## Direction
Return each line of the listing below, unchanged, and omit the images.

>>>

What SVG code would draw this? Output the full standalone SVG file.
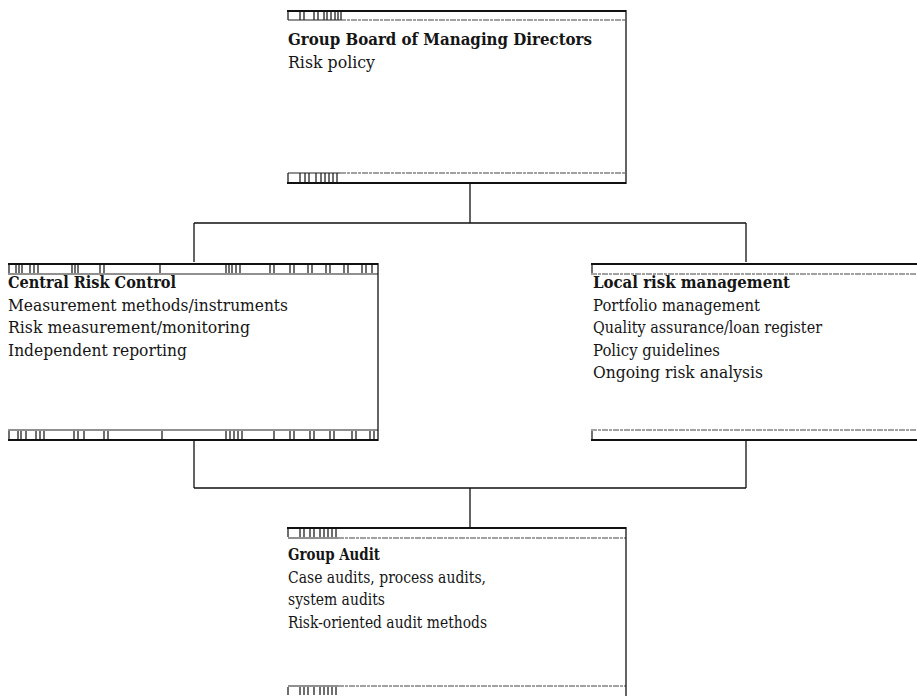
<svg xmlns="http://www.w3.org/2000/svg" width="917" height="696" viewBox="0 0 917 696">
<style>
  text { font-family: "DejaVu Serif", "Liberation Serif", serif; font-size: 16.5px; fill: #151515; }
  .t { font-weight: bold; }
  .thick { stroke: #111; stroke-width: 2; fill: none; }
  .thin { stroke: #444; stroke-width: 1; fill: none; stroke-dasharray: 6 1 3 1; }
  .cellbase { stroke: #222; stroke-width: 1.2; fill: none; }
  .cells { stroke: #222; stroke-width: 1.3; fill: none; }
  .border { stroke: #111; stroke-width: 1.3; fill: none; }
  .conn { stroke: #111; stroke-width: 1.3; fill: none; }
</style>
<rect width="917" height="696" fill="#fff"/>

<g id="connectors">
  <path class="conn" d="M470 184 V223 M194 223 H746 M194 223 V262 M746 223 V262"/>
  <path class="conn" d="M194 440 V488 M746 440 V488 M194 488 H746 M470 488 V527"/>
</g>

<g id="board">
  <path class="thick" d="M287 11 H626"/>
  <path class="thin" d="M340 20 H626"/>
  <path class="cellbase" d="M288 20 H340"/>
  <path class="cells" d="M288 12 V20 M300 12 V20 M304 12 V20 M314 12 V20 M318 12 V20 M324 12 V20 M327 12 V20 M331 12 V20 M335 12 V20 M338 12 V20 M341 12 V20"/>
  <path class="thin" d="M340 173 H626"/>
  <path class="cellbase" d="M288 173 H340"/>
  <path class="thick" d="M287 183 H626"/>
  <path class="cells" d="M288 173 V182 M300 173 V182 M305 173 V182 M309 173 V182 M316 173 V182 M321 173 V182 M325 173 V182 M329 173 V182 M333 173 V182 M337 173 V182"/>
  <path class="border" d="M626 10 V184"/>
  <text class="t" x="288" y="45" textLength="304" lengthAdjust="spacingAndGlyphs">Group Board of Managing Directors</text>
  <text x="288" y="68" textLength="87" lengthAdjust="spacingAndGlyphs">Risk policy</text>
</g>

<g id="central">
  <path class="thick" d="M8 264 H378"/>
  <path class="cellbase" d="M8 274 H378"/>
  <path class="cells" d="M9 265 V273 M16 265 V273 M19 265 V273 M22 265 V273 M30 265 V273 M34 265 V273 M38 265 V273 M72 265 V273 M75 265 V273 M78 265 V273 M100 265 V273 M104 265 V273 M160 265 V273 M226 265 V273 M229 265 V273 M232 265 V273 M236 265 V273 M240 265 V273 M270 265 V273 M274 265 V273 M290 265 V273 M294 265 V273 M308 265 V273 M312 265 V273 M326 265 V273 M330 265 V273 M344 265 V273 M348 265 V273 M362 265 V273 M366 265 V273 M372 265 V273"/>
  <path class="cellbase" d="M8 430 H378"/>
  <path class="thick" d="M8 440 H378"/>
  <path class="cells" d="M9 431 V439 M18 431 V439 M21 431 V439 M26 431 V439 M36 431 V439 M40 431 V439 M44 431 V439 M74 431 V439 M78 431 V439 M84 431 V439 M104 431 V439 M108 431 V439 M162 431 V439 M226 431 V439 M230 431 V439 M234 431 V439 M238 431 V439 M242 431 V439 M274 431 V439 M290 431 V439 M294 431 V439 M310 431 V439 M314 431 V439 M330 431 V439 M334 431 V439 M352 431 V439 M356 431 V439 M370 431 V439 M374 431 V439"/>
  <path class="border" d="M378 263 V441"/>
  <text class="t" x="8" y="288" textLength="168" lengthAdjust="spacingAndGlyphs">Central Risk Control</text>
  <text x="8" y="311" textLength="280" lengthAdjust="spacingAndGlyphs">Measurement methods/instruments</text>
  <text x="8" y="333" textLength="242" lengthAdjust="spacingAndGlyphs">Risk measurement/monitoring</text>
  <text x="8" y="356" textLength="179" lengthAdjust="spacingAndGlyphs">Independent reporting</text>
</g>

<g id="local">
  <path class="thick" d="M591 264 H917"/>
  <path class="thin" d="M591 274 H917"/>
  <path class="cells" d="M592 265 V273"/>
  <path class="thin" d="M591 430 H917"/>
  <path class="thick" d="M591 440 H917"/>
  <path class="cells" d="M592 431 V439"/>
  <text class="t" x="593" y="288" textLength="197" lengthAdjust="spacingAndGlyphs">Local risk management</text>
  <text x="593" y="311" textLength="167" lengthAdjust="spacingAndGlyphs">Portfolio management</text>
  <text x="593" y="333" textLength="229" lengthAdjust="spacingAndGlyphs">Quality assurance/loan register</text>
  <text x="593" y="356" textLength="127" lengthAdjust="spacingAndGlyphs">Policy guidelines</text>
  <text x="593" y="378" textLength="170" lengthAdjust="spacingAndGlyphs">Ongoing risk analysis</text>
</g>

<g id="audit">
  <path class="thick" d="M287 528 H626"/>
  <path class="thin" d="M338 538 H626"/>
  <path class="cellbase" d="M288 538 H338"/>
  <path class="cells" d="M288 529 V537 M300 529 V537 M304 529 V537 M310 529 V537 M314 529 V537 M320 529 V537 M324 529 V537 M328 529 V537 M332 529 V537 M336 529 V537"/>
  <path class="thin" d="M338 686 H626"/>
  <path class="cellbase" d="M288 686 H338"/>
  <path class="cells" d="M288 687 V695 M300 687 V695 M304 687 V695 M308 687 V695 M314 687 V695 M320 687 V695 M324 687 V695 M328 687 V695 M332 687 V695 M336 687 V695"/>
  <path class="border" d="M626 527 V696"/>
  <text class="t" x="288" y="560" textLength="92" lengthAdjust="spacingAndGlyphs">Group Audit</text>
  <text x="288" y="583" textLength="198" lengthAdjust="spacingAndGlyphs">Case audits, process audits,</text>
  <text x="288" y="605" textLength="97" lengthAdjust="spacingAndGlyphs">system audits</text>
  <text x="288" y="628" textLength="199" lengthAdjust="spacingAndGlyphs">Risk-oriented audit methods</text>
</g>
</svg>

<<<

## Exercise response
What SVG code would draw this? Output the full standalone SVG file.
<svg xmlns="http://www.w3.org/2000/svg" width="917" height="696" viewBox="0 0 917 696">
<style>
  text { font-family: "DejaVu Serif", "Liberation Serif", serif; font-size: 16.5px; fill: #151515; }
  .t { font-weight: bold; }
  .thick { stroke: #111; stroke-width: 2; fill: none; }
  .thin { stroke: #444; stroke-width: 1; fill: none; stroke-dasharray: 6 1 3 1; }
  .cellbase { stroke: #222; stroke-width: 1.2; fill: none; }
  .cells { stroke: #222; stroke-width: 1.3; fill: none; }
  .border { stroke: #111; stroke-width: 1.3; fill: none; }
  .conn { stroke: #111; stroke-width: 1.3; fill: none; }
</style>
<rect width="917" height="696" fill="#fff"/>

<g id="connectors">
  <path class="conn" d="M470 184 V223 M194 223 H746 M194 223 V262 M746 223 V262"/>
  <path class="conn" d="M194 440 V488 M746 440 V488 M194 488 H746 M470 488 V527"/>
</g>

<g id="board">
  <path class="thick" d="M287 11 H626"/>
  <path class="thin" d="M340 20 H626"/>
  <path class="cellbase" d="M288 20 H340"/>
  <path class="cells" d="M288 12 V20 M300 12 V20 M304 12 V20 M314 12 V20 M318 12 V20 M324 12 V20 M327 12 V20 M331 12 V20 M335 12 V20 M338 12 V20 M341 12 V20"/>
  <path class="thin" d="M340 173 H626"/>
  <path class="cellbase" d="M288 173 H340"/>
  <path class="thick" d="M287 183 H626"/>
  <path class="cells" d="M288 173 V182 M300 173 V182 M305 173 V182 M309 173 V182 M316 173 V182 M321 173 V182 M325 173 V182 M329 173 V182 M333 173 V182 M337 173 V182"/>
  <path class="border" d="M626 10 V184"/>
  <text class="t" x="288" y="45" textLength="304" lengthAdjust="spacingAndGlyphs">Group Board of Managing Directors</text>
  <text x="288" y="68" textLength="87" lengthAdjust="spacingAndGlyphs">Risk policy</text>
</g>

<g id="central">
  <path class="thick" d="M8 264 H378"/>
  <path class="cellbase" d="M8 274 H378"/>
  <path class="cells" d="M9 265 V273 M16 265 V273 M19 265 V273 M22 265 V273 M30 265 V273 M34 265 V273 M38 265 V273 M72 265 V273 M75 265 V273 M78 265 V273 M100 265 V273 M104 265 V273 M160 265 V273 M226 265 V273 M229 265 V273 M232 265 V273 M236 265 V273 M240 265 V273 M270 265 V273 M274 265 V273 M290 265 V273 M294 265 V273 M308 265 V273 M312 265 V273 M326 265 V273 M330 265 V273 M344 265 V273 M348 265 V273 M362 265 V273 M366 265 V273 M372 265 V273"/>
  <path class="cellbase" d="M8 430 H378"/>
  <path class="thick" d="M8 440 H378"/>
  <path class="cells" d="M9 431 V439 M18 431 V439 M21 431 V439 M26 431 V439 M36 431 V439 M40 431 V439 M44 431 V439 M74 431 V439 M78 431 V439 M84 431 V439 M104 431 V439 M108 431 V439 M162 431 V439 M226 431 V439 M230 431 V439 M234 431 V439 M238 431 V439 M242 431 V439 M274 431 V439 M290 431 V439 M294 431 V439 M310 431 V439 M314 431 V439 M330 431 V439 M334 431 V439 M352 431 V439 M356 431 V439 M370 431 V439 M374 431 V439"/>
  <path class="border" d="M378 263 V441"/>
  <text class="t" x="8" y="288" textLength="168" lengthAdjust="spacingAndGlyphs">Central Risk Control</text>
  <text x="8" y="311" textLength="280" lengthAdjust="spacingAndGlyphs">Measurement methods/instruments</text>
  <text x="8" y="333" textLength="242" lengthAdjust="spacingAndGlyphs">Risk measurement/monitoring</text>
  <text x="8" y="356" textLength="179" lengthAdjust="spacingAndGlyphs">Independent reporting</text>
</g>

<g id="local">
  <path class="thick" d="M591 264 H917"/>
  <path class="thin" d="M591 274 H917"/>
  <path class="cells" d="M592 265 V273"/>
  <path class="thin" d="M591 430 H917"/>
  <path class="thick" d="M591 440 H917"/>
  <path class="cells" d="M592 431 V439"/>
  <text class="t" x="593" y="288" textLength="197" lengthAdjust="spacingAndGlyphs">Local risk management</text>
  <text x="593" y="311" textLength="167" lengthAdjust="spacingAndGlyphs">Portfolio management</text>
  <text x="593" y="333" textLength="229" lengthAdjust="spacingAndGlyphs">Quality assurance/loan register</text>
  <text x="593" y="356" textLength="127" lengthAdjust="spacingAndGlyphs">Policy guidelines</text>
  <text x="593" y="378" textLength="170" lengthAdjust="spacingAndGlyphs">Ongoing risk analysis</text>
</g>

<g id="audit">
  <path class="thick" d="M287 528 H626"/>
  <path class="thin" d="M338 538 H626"/>
  <path class="cellbase" d="M288 538 H338"/>
  <path class="cells" d="M288 529 V537 M300 529 V537 M304 529 V537 M310 529 V537 M314 529 V537 M320 529 V537 M324 529 V537 M328 529 V537 M332 529 V537 M336 529 V537"/>
  <path class="thin" d="M338 686 H626"/>
  <path class="cellbase" d="M288 686 H338"/>
  <path class="cells" d="M288 687 V695 M300 687 V695 M304 687 V695 M308 687 V695 M314 687 V695 M320 687 V695 M324 687 V695 M328 687 V695 M332 687 V695 M336 687 V695"/>
  <path class="border" d="M626 527 V696"/>
  <text class="t" x="288" y="560" textLength="92" lengthAdjust="spacingAndGlyphs">Group Audit</text>
  <text x="288" y="583" textLength="198" lengthAdjust="spacingAndGlyphs">Case audits, process audits,</text>
  <text x="288" y="605" textLength="97" lengthAdjust="spacingAndGlyphs">system audits</text>
  <text x="288" y="628" textLength="199" lengthAdjust="spacingAndGlyphs">Risk-oriented audit methods</text>
</g>
</svg>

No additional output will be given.